Mağdurun Dili, Kör Ayna Kayıp Şark, Yer Değiştiren Gölge, Ev Ödevi Gürbilek’in eserlerinden bazıları. Benden Önce Bir Başkası ise çoğul, birlikte okumalardan doğan ve okuru heyecanlandıran bir kitap. Dostoyevski’yle Kafka’yı, Ahmet Hamdi Tanpınar’la Walter Benjamin’i, Peyami Safa’yla Cemil Meriç’i birlikte okuyan ikili denemeleri içeriyor. Onun ifade edişiyle bir yazarı bir başka yazarın ışığında okuyan denemeler bunlar. Kitaptaki metinlerin amacı bir yazarı diğeriyle karşılaştırmak, yazarların kendinden öncekilerden izler taşıdığına dair kanıtlar sunmak değil. Bu denemelerde, yazarın kendinden öncekinin meselesini nasıl anladığı, o meselenin yerine kendi meselesini geçirip geçiremediği, meseleyi ileri mi taşıdığı yoksa onun gerisinde mi kaldığı gibi konular üzerinde durulmuş. Nurdan Gürbilek, Kafka’nın böceğinin henüz ortaya çıkmadan çok önce Dostoyevski’nin küçük memurlarının, yeraltı adamlarının kâbuslarında ortaya çıktığını belirtiyor. Yani Dostoyevski’nin ışığını Kafka’nın eserinin üzerine düşürüyor. Ama etkileyenin gücü kadar etkilenenin dönüştürücü gücünün de altını çizerek. Sonra okura şu soruyu soruyor: Peki biz, Kafka’nın “Dönüşüm”ü olmasaydı Dostoyevski’nin böceklerinin farkına varır mıydık?

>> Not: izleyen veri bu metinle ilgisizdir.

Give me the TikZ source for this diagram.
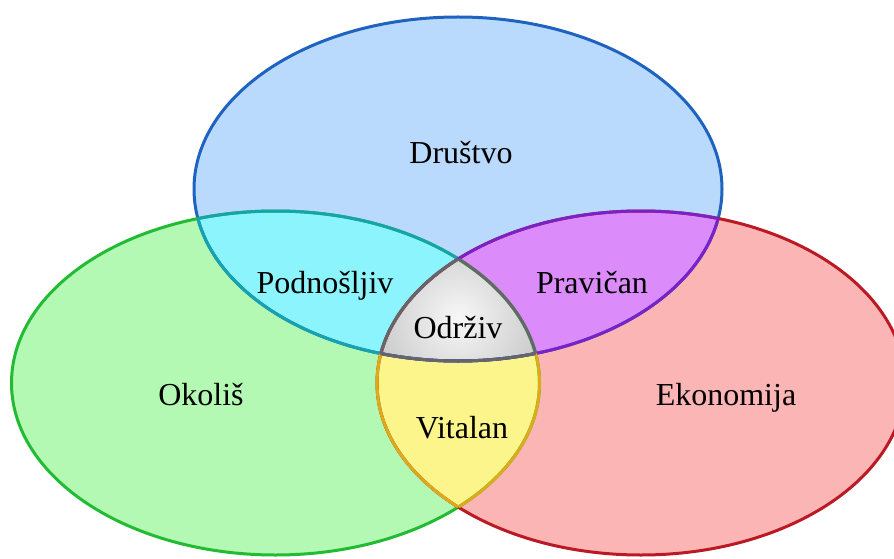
\documentclass[tikz,border=0pt]{standalone}
\usepackage{fontspec}
\setmainfont{Liberation Serif}
\definecolor{fTop}{HTML}{B9DAFC}
\definecolor{fLeft}{HTML}{B3F8B3}
\definecolor{fRight}{HTML}{FCB5B5}
\definecolor{fCyan}{HTML}{8CF4FC}
\definecolor{fPurp}{HTML}{DC8CFA}
\definecolor{fYel}{HTML}{FCF58C}
\definecolor{fGray}{HTML}{D9D9D9}
\definecolor{bTop}{HTML}{1E63C0}
\definecolor{bLeft}{HTML}{22BB33}
\definecolor{bRight}{HTML}{BB1A24}
\definecolor{bCyan}{HTML}{15A3AE}
\definecolor{bPurp}{HTML}{7A22C8}
\definecolor{bYel}{HTML}{DDAA18}
\definecolor{bGray}{HTML}{666666}
\begin{document}
\begin{tikzpicture}[x=1pt,y=1pt,
  lbl/.style={font=\fontsize{32}{37}\selectfont, anchor=base, inner sep=0pt, text=black},
  rim/.style={line width=3pt}]
\useasboundingbox (0,0) rectangle (894,558);
\clip (0,0) rectangle (894,558);
\def\Etop{(458,369) ellipse [x radius=264, y radius=172]}
\def\Eleft{(275.5,175) ellipse [x radius=264, y radius=172]}
\def\Eright{(641,175) ellipse [x radius=264, y radius=172]}
% base fills
\fill[fLeft] \Eleft;
\fill[fRight] \Eright;
\fill[fTop] \Etop;
% pair overlaps
\begin{scope}\clip \Etop; \fill[fCyan] \Eleft; \fill[fPurp] \Eright; \end{scope}
\begin{scope}\clip \Eleft; \fill[fYel] \Eright; \end{scope}
% centre
\begin{scope}\clip \Etop; \clip \Eleft; \clip \Eright;
  \shade[inner color=white!80!fGray, outer color=fGray!92!black] (458,240) circle (90);
\end{scope}
% outlines
\draw[rim, bTop] \Etop;
\draw[rim, bLeft] \Eleft;
\draw[rim, bRight] \Eright;
\begin{scope}\clip \Eleft; \draw[rim, bCyan] \Etop; \draw[rim, bYel] \Eright; \end{scope}
\begin{scope}\clip \Eright; \draw[rim, bPurp] \Etop; \draw[rim, bYel] \Eleft; \end{scope}
\begin{scope}\clip \Etop; \draw[rim, bCyan] \Eleft; \draw[rim, bPurp] \Eright; \end{scope}
\begin{scope}\clip \Etop; \clip \Eleft; \draw[rim, bGray] \Eright; \end{scope}
\begin{scope}\clip \Etop; \clip \Eright; \draw[rim, bGray] \Eleft; \end{scope}
\begin{scope}\clip \Eleft; \clip \Eright; \draw[rim, bGray] \Etop; \end{scope}
% labels
\node[lbl] (drustvo) at (461,394) {Društvo};
\node[lbl] (podnosljiv) at (325,265) {Podnošljiv};
\node[lbl] (pravican) at (592,265) {Pravičan};
\node[lbl] (odrziv) at (458,220) {Održiv};
\node[lbl] (okolis) at (201,153) {Okoliš};
\node[lbl] (vitalan) at (462,120) {Vitalan};
\node[lbl] (ekonomija) at (726,153) {Ekonomija};
\end{tikzpicture}
\end{document}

Yukarıda verdiğim örneklerde olduğu gibi, Nurdan Gürbilek bize Latife Tekin’in, Dostoyevski’nin, Ahmet Hamdi Tanpınar’ın, Kafka’nın yapıtlarının anahtarını sunuyor. Bunu yaparken kurduğu kendine has dille yeni bir estetik yaratıyor. Bu yüzden onun eserlerini okurken keşfetmenin keyfini yaşıyoruz.

YER DEĞİŞTİREN GÖLGE, Nurdan Gürbilek, Metis Yayınları, 1995.
EV ÖDEVİ, Nurdan Gürbilek, Metis Yayınları, 1999.
BENDEN ÖNCE BİR BAŞKASI, Nurdan Gürbilek, Metis Yayınları, 2011.